Paul, having developed concerns over Morales’ seemingly emerging misconduct, recorded that Nov. 9 conversation as well as another Nov. 11 voice mail and released them along with a formal complaint first to Bell County Human Resources Director Steve Cook and later to the media.

That information also appeared to have served as the basis for Morales’ destruction of public documents charge.

Morales’ charge is Bell County’s second recent high profile Class B misdemeanor prosecution. It follows that of U.S. Master Sgt. C.J. Grisham whose March 2013 arrest by Temple Police Officer Steve Ermis for an initial resisting arrest charge was downgraded twice before Nichols’ office settled on an interfering with a peace officer while performing a duty charge, a Class B misdemeanor punishable by a fine not to exceed $2,000, confinement in jail for a term not to exceed 180 days or both fine and confinement.

A month after his arrest, Grisham, a well-known military blogger, captured a large portion of his arrest on cellphone video which was released shortly after the incident. It quickly went viral and prompted interest on the fronts of gun rights, police use of authority and government transparency/accountability issues.

Though the dashcam video was known to provide greater context for the exchange seen on Grisham’s video, Bell County and Temple police fought for months to not publicly disclose the dashcam video. The county only released it the day after Grisham’s conviction, but with that, the public could see how Ermis – in the early moments of the incident – pulled his gun and pointed it at the Grisham’s head. This appears to be the single act which prompted reactions that escalated the situation.

Misdemeanor trials are infrequent, but the county’s vigorous pursuit of Grisham’s case generated two trials. After a mid-October four-day trial ended as a mistrial due to a hung jury, a November retrial was scheduled.

In both trials the jury charge appears to have left little to no room for discretion, mitigating circumstances or self-defense. The first jury seemingly recognized and struggled with the narrow crafting of the charge while the second two-day trial delivered a jury that deliberated for about an hour before finding Grisham guilty. Despite no criminal history and his open carry of a long gun (which prompted the police attention) not being unlawful, Grisham was sentenced to a $2,000 fine although no jail time was assessed.

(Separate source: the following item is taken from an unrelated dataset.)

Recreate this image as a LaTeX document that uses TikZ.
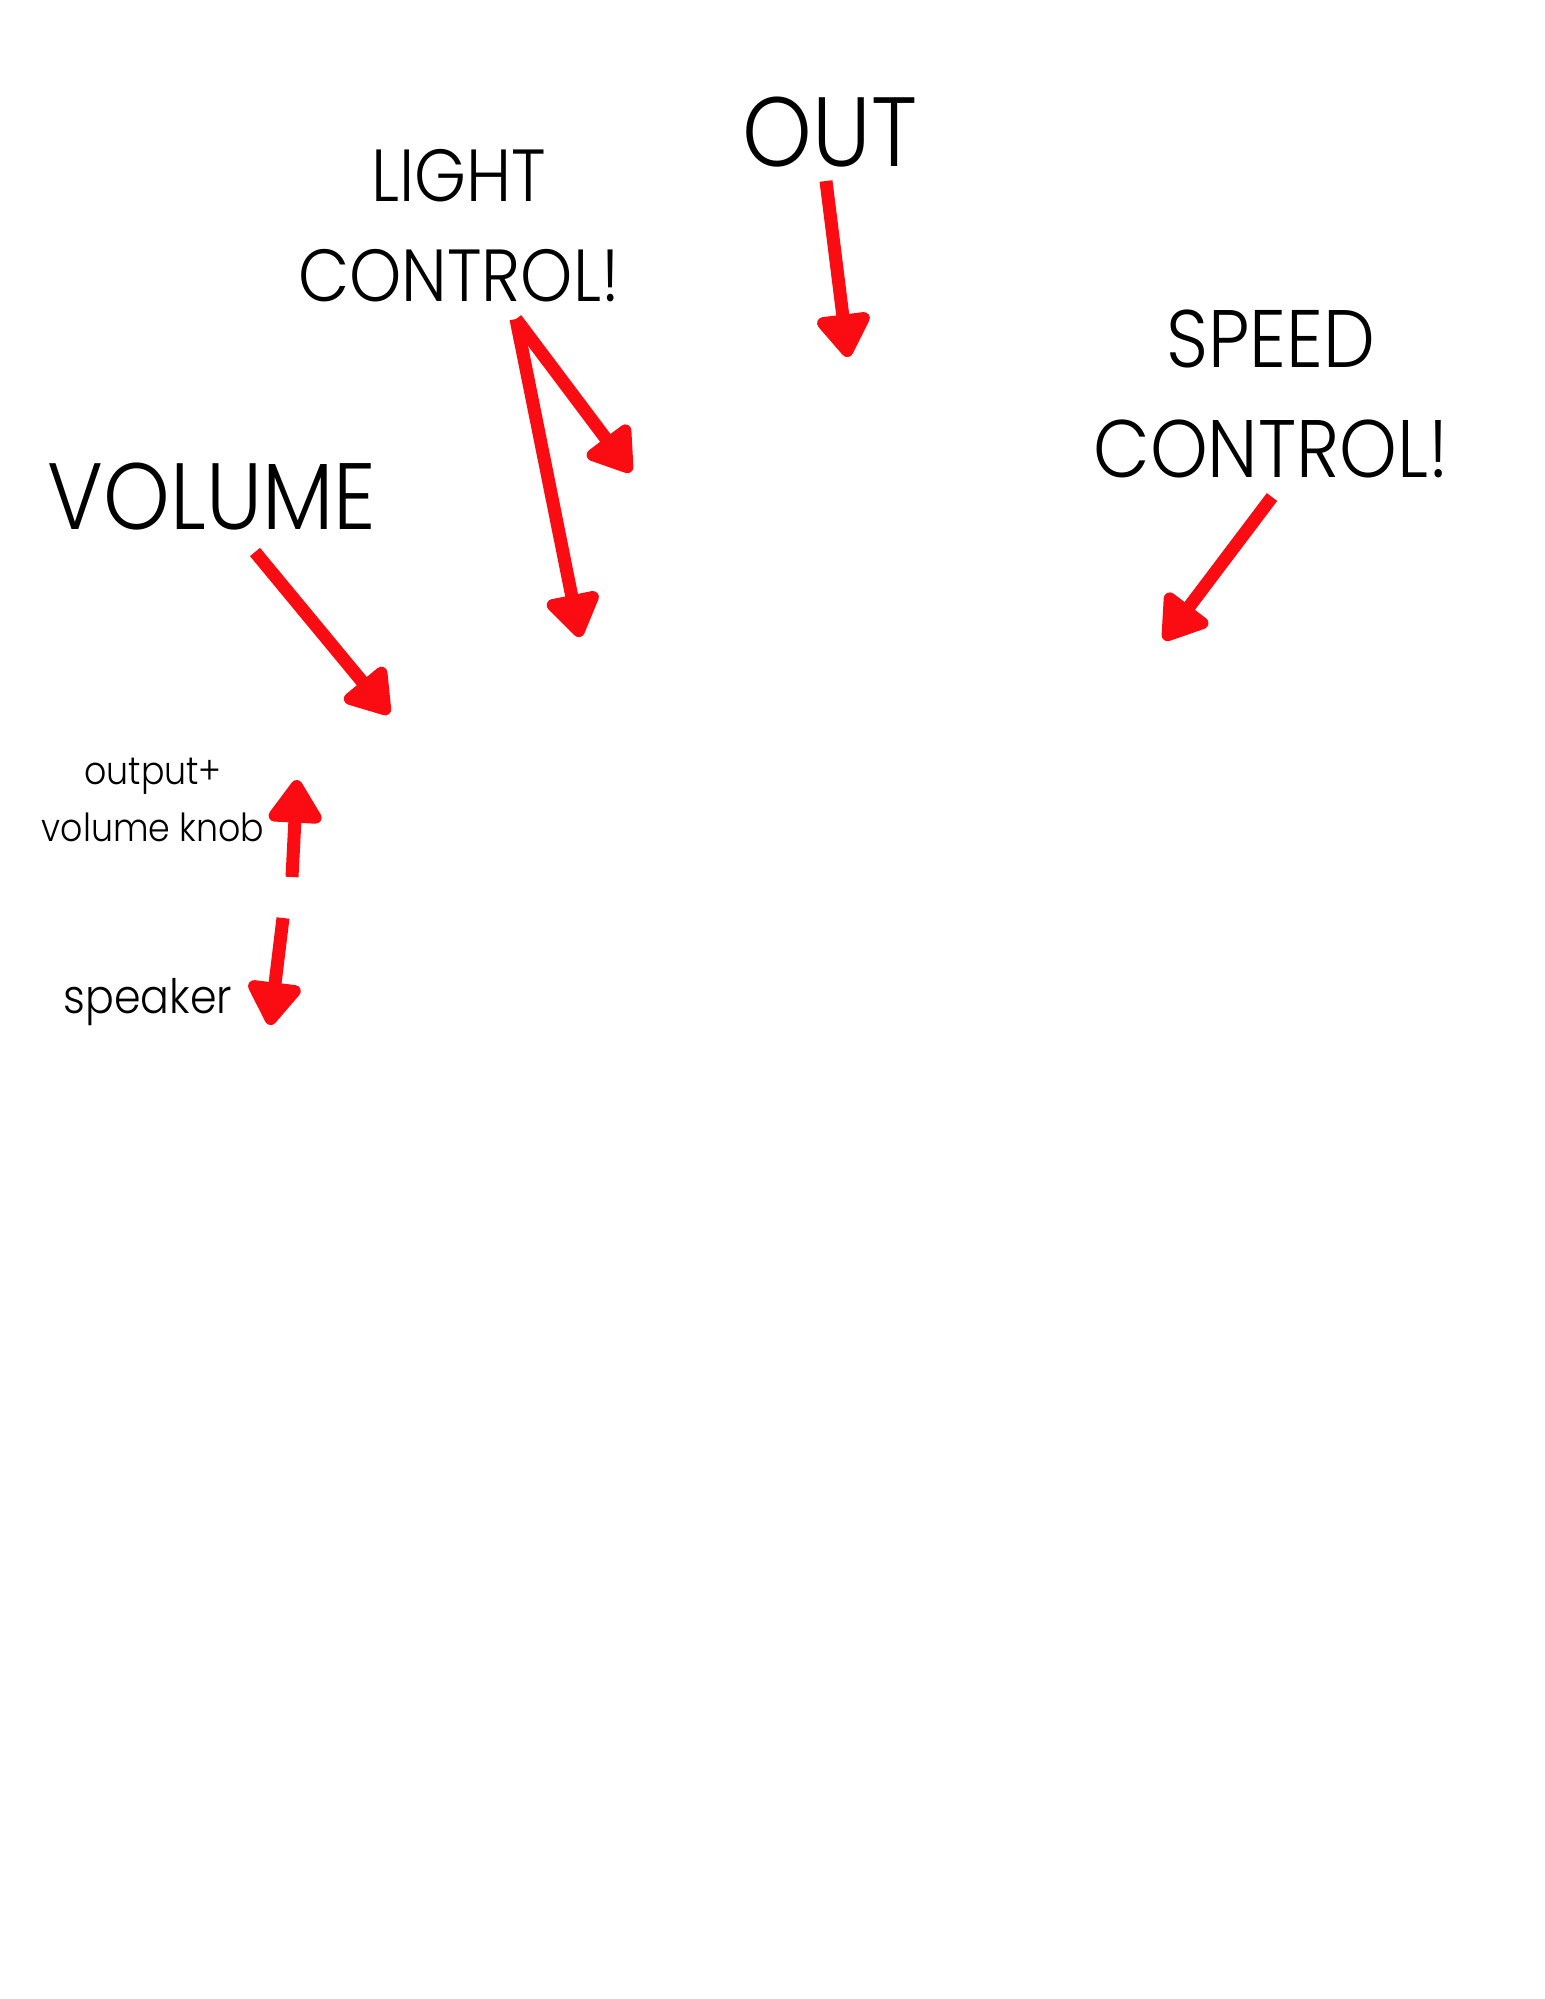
\documentclass[tikz,border=0pt]{standalone}
\usepackage{fontspec}
\setmainfont{Poppins}[UprightFont={* Light}, FakeStretch=0.9]
\usetikzlibrary{arrows.meta}
\definecolor{rosso}{RGB}{250,12,18}

\begin{document}
\begin{tikzpicture}[
        freccia/.style={rosso, line width=1.3mm, -{Triangle[width=6mm,length=4.8mm,round]}},
        scritta/.style={anchor=base, font=\fontsize{#1}{#1}\selectfont},
        scritta/.default=20]
        %area del foglio
            \path[use as bounding box, fill=white] (0,0) rectangle (15.45,-19.99);
        %etichette
            \node (out) at (8.30,-1.66)[scritta=28]{OUT};
            \node (lightA) at (4.59,-2.01)[scritta=21]{LIGHT};
            \node (lightB) at (4.59,-3.01)[scritta=21]{CONTROL!};
            \node (speedA) at (12.71,-3.67)[scritta=23.2]{SPEED};
            \node (speedB) at (12.71,-4.77)[scritta=23.2]{CONTROL!};
            \node (volume) at (2.12,-5.29)[scritta=26.8]{VOLUME};
            \node (outputA) at (1.53,-7.84)[scritta=11]{output+};
            \node (outputB) at (1.53,-8.41)[scritta=11]{volume knob};
            \node (speaker) at (1.48,-10.13)[scritta=13.5]{speaker};
        %estremi delle frecce
            \coordinate (outS) at (8.26,-1.81);
            \coordinate (outT) at (8.48,-3.57);
            \coordinate (lightS) at (5.16,-3.19);
            \coordinate (lightT1) at (6.31,-4.72);
            \coordinate (lightT2) at (5.80,-6.37);
            \coordinate (speedS) at (12.72,-4.97);
            \coordinate (speedT) at (11.64,-6.40);
            \coordinate (volS) at (2.55,-5.52);
            \coordinate (volT) at (3.89,-7.14);
            \coordinate (knobS) at (2.92,-8.77);
            \coordinate (knobT) at (2.97,-7.80);
            \coordinate (spkS) at (2.83,-9.18);
            \coordinate (spkT) at (2.70,-10.25);
        %frecce
            \draw[freccia] (outS) -- (outT);
            \draw[freccia] (lightS) -- (lightT1);
            \draw[freccia] (lightS) -- (lightT2);
            \draw[freccia] (speedS) -- (speedT);
            \draw[freccia] (volS) -- (volT);
            \draw[freccia] (knobS) -- (knobT);
            \draw[freccia] (spkS) -- (spkT);
    \end{tikzpicture}
\end{document}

Nichols told the Telegram Morales’ lack of criminal history justified a “lenient sentence.”

“At her age, 72 years old, and she’d never been in trouble with the law before, deferred adjudication is pretty normal,” Nichols said. He said that while Morales intended to destroy the documents, her actions weren’t successful.

“In a sense, the documents weren’t destroyed,” Nichols said. “They were saved at another location.”

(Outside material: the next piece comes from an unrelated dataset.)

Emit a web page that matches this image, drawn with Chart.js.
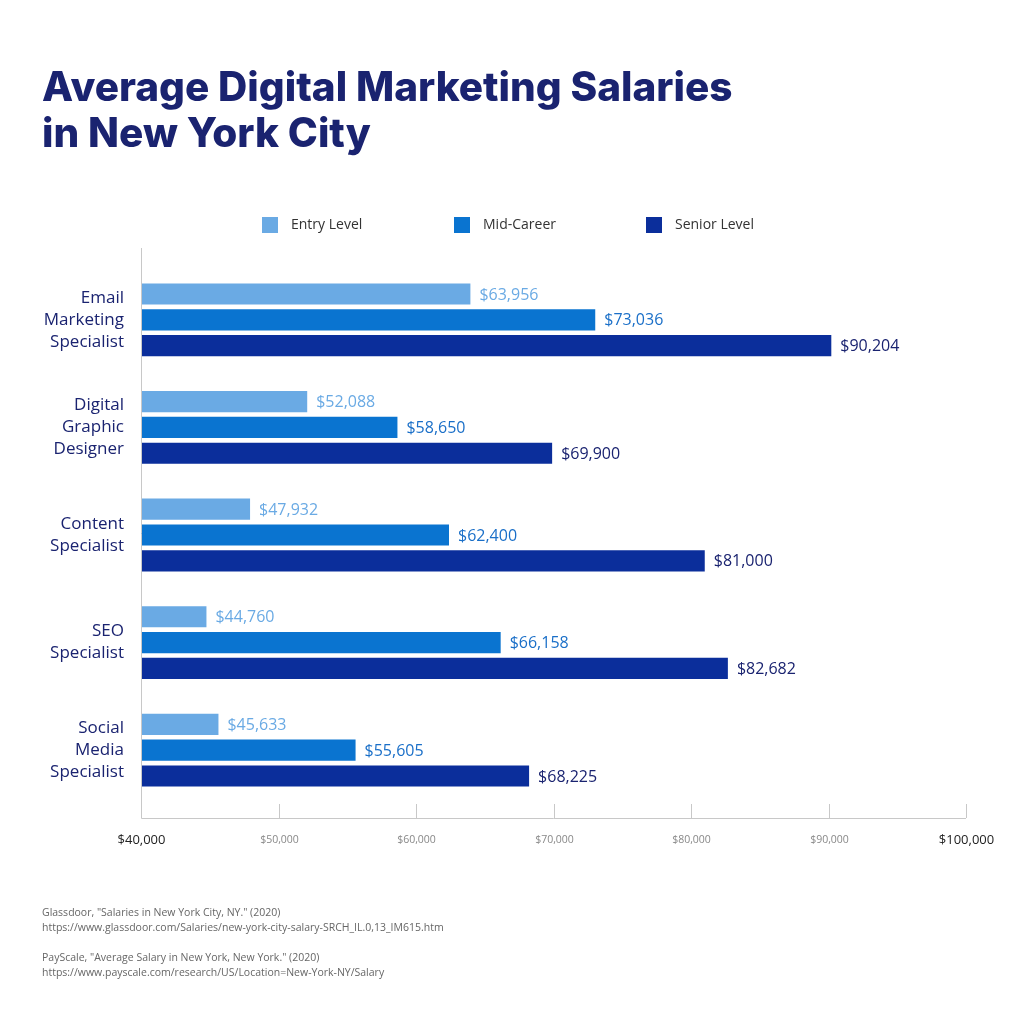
<!DOCTYPE html>
<html><head><meta charset="utf-8">
<script src="https://cdn.jsdelivr.net/npm/chart.js@4/dist/chart.umd.min.js"></script>
<style>
body{margin:0;background:#fff;font-family:"Open Sans",sans-serif}
#wrap{position:absolute;left:0;top:0;width:1024px;height:1024px}
h1{position:absolute;left:42px;top:64px;margin:0;font-family:"Inter",sans-serif;font-weight:800;font-size:40.5px;line-height:46px;color:#1a2370;letter-spacing:0px}
.src{position:absolute;left:42px;font-size:10.5px;color:#666;line-height:15px}
</style></head><body>
<div id="wrap"><canvas id="c" width="1024" height="1024"></canvas></div>
<h1>Average Digital Marketing Salaries<br>in New York City</h1>
<div class="src" style="top:905px">Glassdoor, "Salaries in New York City, NY." (2020)<br>https://www.glassdoor.com/Salaries/new-york-city-salary-SRCH_IL.0,13_IM615.htm</div>
<div class="src" style="top:950px">PayScale, "Average Salary in New York, New York." (2020)<br>https://www.payscale.com/research/US/Location=New-York-NY/Salary</div>
<script>
const categories=[["Email","Marketing","Specialist"],["Digital","Graphic","Designer"],["Content","Specialist"],["SEO","Specialist"],["Social","Media","Specialist"]];
const seriesNames=["Entry Level","Mid-Career","Senior Level"];
const entry=[63956,52088,47932,44760,45633];
const mid=[73036,58650,62400,66158,55605];
const senior=[90204,69900,81000,82682,68225];
const xTicks=[40000,50000,60000,70000,80000,90000,100000];
const barColors=["#6aaae4","#0a74d0","#0b2e9b"];
const labelColors=["#6aaae4","#1a6fc8","#1a2370"];
const fmt=v=>"$"+v.toLocaleString("en-US");
const deco={id:"deco",afterDatasetsDraw(ch){
  const c=ch.ctx,x=ch.scales.x,a=ch.chartArea;
  c.save();
  ch.data.datasets.forEach((ds,i)=>{ch.getDatasetMeta(i).data.forEach((b,j)=>{
    c.fillStyle=labelColors[i];c.font="16px 'Open Sans'";c.textBaseline="middle";c.textAlign="left";
    c.fillText(fmt(ds.data[j]),b.x+9,b.y+1);});});
  c.strokeStyle="#c8c8c8";c.lineWidth=1;
  c.beginPath();c.moveTo(a.left+0.5,248);c.lineTo(a.left+0.5,818.5);c.lineTo(x.getPixelForValue(100000),818.5);c.stroke();
  xTicks.forEach((t,k)=>{const px=Math.round(x.getPixelForValue(t))+0.5;
    c.beginPath();c.moveTo(px,804);c.lineTo(px,818);c.stroke();
    const end=k===0||k===xTicks.length-1;
    c.fillStyle=end?"#222":"#888";c.font=(end?"13px":"10.5px")+" 'Open Sans'";c.textAlign="center";c.textBaseline="middle";
    c.fillText(fmt(t),px,840);});
  const lx=[262,454,646];
  seriesNames.forEach((n,i)=>{c.fillStyle=barColors[i];c.fillRect(lx[i],217,16,16);
    c.fillStyle="#333";c.font="14px 'Open Sans'";c.textAlign="left";c.textBaseline="middle";c.fillText(n,lx[i]+29,225);});
  c.restore();}};
new Chart(document.getElementById("c"),{type:"bar",
 data:{labels:categories,datasets:[entry,mid,senior].map((d,i)=>({label:seriesNames[i],data:d,backgroundColor:barColors[i],categoryPercentage:0.72,barPercentage:0.82}))},
 options:{indexAxis:"y",responsive:false,animation:false,
  layout:{padding:{left:0,right:58,top:266,bottom:220}},
  plugins:{legend:{display:false},tooltip:{enabled:false}},
  scales:{x:{display:false,min:40000,max:100000},
   y:{grid:{display:false},border:{display:false},afterFit(s){s.width=141;},
    ticks:{color:"#1a2370",font:{size:17,family:"'Open Sans'",lineHeight:1.3},padding:9}}}},
 plugins:[deco]});
</script></body></html>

Nichols said a defendant entering a plea of no contest is very common.

“She decided not to contest the evidence,” Nichols said. “In this instance, the important part is that Judge Mischtian said that there was enough evidence to find her guilty.”

Morales resigned her city council position March 20 – hours ahead of a hearing scheduled to consider her removal from office. In a formal resignation notice she additionally noted her intention to submit a letter of declination as the District 2 officer-elect after the May 10 election. A special election will be called to fill that position.

And despite the plea deal as well as Morales’ resignation, questions continue. In a recent Telegram Letter to the Editor, Temple resident Frances Fisher wrote:

We do need a special prosecutor to investigate everything she has worked on or voted for since sitting on the City Council improperly. City business, county business, HELP Center, Citizens for Progress, East Temple Redevelopment … to include all employees working for Judy from the date she filed to run for Council to present day.

Judy stated, “There are major issues I’m concerned about the city that I don’t think you want me to bring forward today, and I won’t.” Well if she is so concerned, why has she not brought then forward? What is she saving them for?

Other taxpayers are likely asking the same question.